* Recorded information *
---

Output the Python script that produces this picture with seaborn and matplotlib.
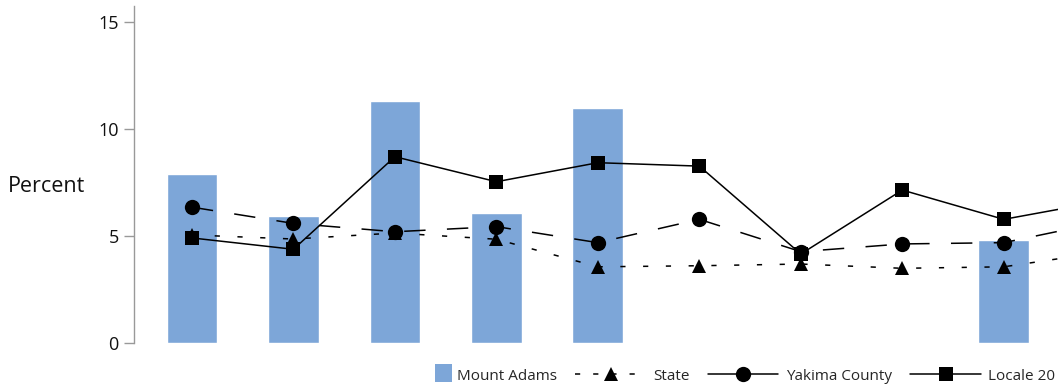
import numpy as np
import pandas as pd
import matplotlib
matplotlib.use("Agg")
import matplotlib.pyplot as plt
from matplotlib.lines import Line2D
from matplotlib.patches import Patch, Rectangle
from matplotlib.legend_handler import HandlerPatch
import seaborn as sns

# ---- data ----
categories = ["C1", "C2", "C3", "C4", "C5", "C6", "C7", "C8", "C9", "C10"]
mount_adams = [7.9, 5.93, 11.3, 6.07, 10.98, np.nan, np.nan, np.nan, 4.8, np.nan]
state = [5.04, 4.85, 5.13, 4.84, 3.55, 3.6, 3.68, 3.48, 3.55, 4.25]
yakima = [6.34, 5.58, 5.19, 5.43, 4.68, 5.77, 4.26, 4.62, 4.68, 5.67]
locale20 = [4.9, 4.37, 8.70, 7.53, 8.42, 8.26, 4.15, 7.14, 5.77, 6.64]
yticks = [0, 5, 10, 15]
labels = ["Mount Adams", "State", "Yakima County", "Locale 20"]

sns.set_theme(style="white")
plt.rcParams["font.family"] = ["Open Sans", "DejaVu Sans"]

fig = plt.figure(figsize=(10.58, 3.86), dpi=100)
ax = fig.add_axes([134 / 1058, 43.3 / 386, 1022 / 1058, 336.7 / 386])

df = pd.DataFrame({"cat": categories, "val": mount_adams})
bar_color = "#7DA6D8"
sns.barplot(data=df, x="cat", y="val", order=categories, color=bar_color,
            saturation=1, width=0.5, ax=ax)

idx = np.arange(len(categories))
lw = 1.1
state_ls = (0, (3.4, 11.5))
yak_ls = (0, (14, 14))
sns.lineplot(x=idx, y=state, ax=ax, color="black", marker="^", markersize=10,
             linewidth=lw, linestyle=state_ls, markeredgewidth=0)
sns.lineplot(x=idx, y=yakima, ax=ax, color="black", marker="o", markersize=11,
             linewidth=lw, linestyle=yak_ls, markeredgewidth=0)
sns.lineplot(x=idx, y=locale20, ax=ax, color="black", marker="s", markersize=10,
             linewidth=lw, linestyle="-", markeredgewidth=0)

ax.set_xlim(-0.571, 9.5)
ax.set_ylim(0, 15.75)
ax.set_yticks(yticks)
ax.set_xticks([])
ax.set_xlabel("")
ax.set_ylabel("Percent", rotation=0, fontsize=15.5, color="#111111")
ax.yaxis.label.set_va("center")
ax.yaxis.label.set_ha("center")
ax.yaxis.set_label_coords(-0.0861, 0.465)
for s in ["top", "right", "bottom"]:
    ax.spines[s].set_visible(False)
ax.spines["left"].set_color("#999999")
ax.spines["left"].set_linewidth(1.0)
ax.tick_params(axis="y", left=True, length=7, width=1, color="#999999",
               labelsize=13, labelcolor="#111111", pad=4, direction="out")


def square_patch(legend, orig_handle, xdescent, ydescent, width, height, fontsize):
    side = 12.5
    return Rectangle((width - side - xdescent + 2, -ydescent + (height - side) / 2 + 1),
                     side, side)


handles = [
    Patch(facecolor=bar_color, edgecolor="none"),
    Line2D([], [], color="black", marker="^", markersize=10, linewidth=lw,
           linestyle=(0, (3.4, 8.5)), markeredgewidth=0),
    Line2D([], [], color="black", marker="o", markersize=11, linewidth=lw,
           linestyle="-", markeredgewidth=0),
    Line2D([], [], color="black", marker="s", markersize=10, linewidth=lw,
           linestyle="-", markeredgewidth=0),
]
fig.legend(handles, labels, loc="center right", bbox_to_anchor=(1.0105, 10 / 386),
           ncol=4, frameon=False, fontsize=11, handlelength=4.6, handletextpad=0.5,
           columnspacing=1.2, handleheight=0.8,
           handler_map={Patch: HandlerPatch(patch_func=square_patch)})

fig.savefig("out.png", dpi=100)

---

* What is required *
Leave out all pictures, then copy the remaining material exactly.

* Exercise output *
Output the Python script that produces this picture with seaborn and matplotlib.
import numpy as np
import pandas as pd
import matplotlib
matplotlib.use("Agg")
import matplotlib.pyplot as plt
from matplotlib.lines import Line2D
from matplotlib.patches import Patch, Rectangle
from matplotlib.legend_handler import HandlerPatch
import seaborn as sns

# ---- data ----
categories = ["C1", "C2", "C3", "C4", "C5", "C6", "C7", "C8", "C9", "C10"]
mount_adams = [7.9, 5.93, 11.3, 6.07, 10.98, np.nan, np.nan, np.nan, 4.8, np.nan]
state = [5.04, 4.85, 5.13, 4.84, 3.55, 3.6, 3.68, 3.48, 3.55, 4.25]
yakima = [6.34, 5.58, 5.19, 5.43, 4.68, 5.77, 4.26, 4.62, 4.68, 5.67]
locale20 = [4.9, 4.37, 8.70, 7.53, 8.42, 8.26, 4.15, 7.14, 5.77, 6.64]
yticks = [0, 5, 10, 15]
labels = ["Mount Adams", "State", "Yakima County", "Locale 20"]

sns.set_theme(style="white")
plt.rcParams["font.family"] = ["Open Sans", "DejaVu Sans"]

fig = plt.figure(figsize=(10.58, 3.86), dpi=100)
ax = fig.add_axes([134 / 1058, 43.3 / 386, 1022 / 1058, 336.7 / 386])

df = pd.DataFrame({"cat": categories, "val": mount_adams})
bar_color = "#7DA6D8"
sns.barplot(data=df, x="cat", y="val", order=categories, color=bar_color,
            saturation=1, width=0.5, ax=ax)

idx = np.arange(len(categories))
lw = 1.1
state_ls = (0, (3.4, 11.5))
yak_ls = (0, (14, 14))
sns.lineplot(x=idx, y=state, ax=ax, color="black", marker="^", markersize=10,
             linewidth=lw, linestyle=state_ls, markeredgewidth=0)
sns.lineplot(x=idx, y=yakima, ax=ax, color="black", marker="o", markersize=11,
             linewidth=lw, linestyle=yak_ls, markeredgewidth=0)
sns.lineplot(x=idx, y=locale20, ax=ax, color="black", marker="s", markersize=10,
             linewidth=lw, linestyle="-", markeredgewidth=0)

ax.set_xlim(-0.571, 9.5)
ax.set_ylim(0, 15.75)
ax.set_yticks(yticks)
ax.set_xticks([])
ax.set_xlabel("")
ax.set_ylabel("Percent", rotation=0, fontsize=15.5, color="#111111")
ax.yaxis.label.set_va("center")
ax.yaxis.label.set_ha("center")
ax.yaxis.set_label_coords(-0.0861, 0.465)
for s in ["top", "right", "bottom"]:
    ax.spines[s].set_visible(False)
ax.spines["left"].set_color("#999999")
ax.spines["left"].set_linewidth(1.0)
ax.tick_params(axis="y", left=True, length=7, width=1, color="#999999",
               labelsize=13, labelcolor="#111111", pad=4, direction="out")


def square_patch(legend, orig_handle, xdescent, ydescent, width, height, fontsize):
    side = 12.5
    return Rectangle((width - side - xdescent + 2, -ydescent + (height - side) / 2 + 1),
                     side, side)


handles = [
    Patch(facecolor=bar_color, edgecolor="none"),
    Line2D([], [], color="black", marker="^", markersize=10, linewidth=lw,
           linestyle=(0, (3.4, 8.5)), markeredgewidth=0),
    Line2D([], [], color="black", marker="o", markersize=11, linewidth=lw,
           linestyle="-", markeredgewidth=0),
    Line2D([], [], color="black", marker="s", markersize=10, linewidth=lw,
           linestyle="-", markeredgewidth=0),
]
fig.legend(handles, labels, loc="center right", bbox_to_anchor=(1.0105, 10 / 386),
           ncol=4, frameon=False, fontsize=11, handlelength=4.6, handletextpad=0.5,
           columnspacing=1.2, handleheight=0.8,
           handler_map={Patch: HandlerPatch(patch_func=square_patch)})

fig.savefig("out.png", dpi=100)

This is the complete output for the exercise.